A lunchtime craving resulted in mouldy disgust for Papamoa resident Thomas Weingarten last week.
The 36-year-old says he discovered mould growing on blocks of reduced-price Mild cheese in the chilled section at Countdown Papamoa and says this is “a step too far”.
Thomas Weingarten discovered blocks of mouldy cheese at Countdown Papamoa last week.
“My wife and I have been living in Papamoa for five years and ever since we came here there has been a problem.”
He says it is not only disgusting but also a serious health risk to the public with the reduced cheese sitting right next to the edible-mould cheese.
A self-proclaimed cheese lover, Thomas says he took two steps back when he saw the mould on the cheese and immediately took some photos before ringing Tauranga City Council to discuss his situation.
He has since been informed by the council the issue has been directed to Toi Te Ora Public Health.
Toi Te Ora food act officer Grant King says the complaint was received last Friday and is currently under investigation.
Thomas believes the Countdown and the previous Pak N’ Save store have been selling expired goods including tinned food, fresh produce, bottled drinks and fresh fruit juice for some time.
“Even the Keri fresh fruit juice, some of it is more than half a year past its used by date. When the two juices are next to each other, the off one looks like liquid rust.”
Thomas admits he does not want to be the snitch, but the matter must be resolved.
He is not interested in taking up the issue with Countdown Papamoa as he believes the company will try to resolve it by way of a $5 food voucher.
“I think it’s a serious concern and a serious issue.

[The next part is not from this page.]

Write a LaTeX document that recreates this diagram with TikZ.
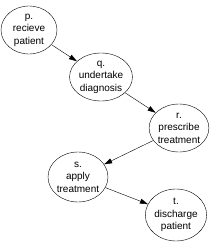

They should really stop selling food that’s not sellable.
“It’s supposed to be chucked in a bin.”
Countdown Supermarkets general manager Richard Manaton says because the compliant was not made to the store, so enquiries will have to be made.
“What normally happens is if the customer laid a complaint we would look to retrieve the product and if deemed unacceptable we would replace and refund the product.”
Richard admits they do not know if it is an isolated issue or part of a production batch, but says the best course of action is for the customer to send details of the product including the brand name and best before date so the issue can be resolved.
A Tauranga cheese shop manager says it is hard to distinguish the shelf life of supermarket cheeses because of the large amount of colourings, flavourings and preservatives.
He says it is not a natural cheese and the date on the wrapper is not a clear indication of how long it will last.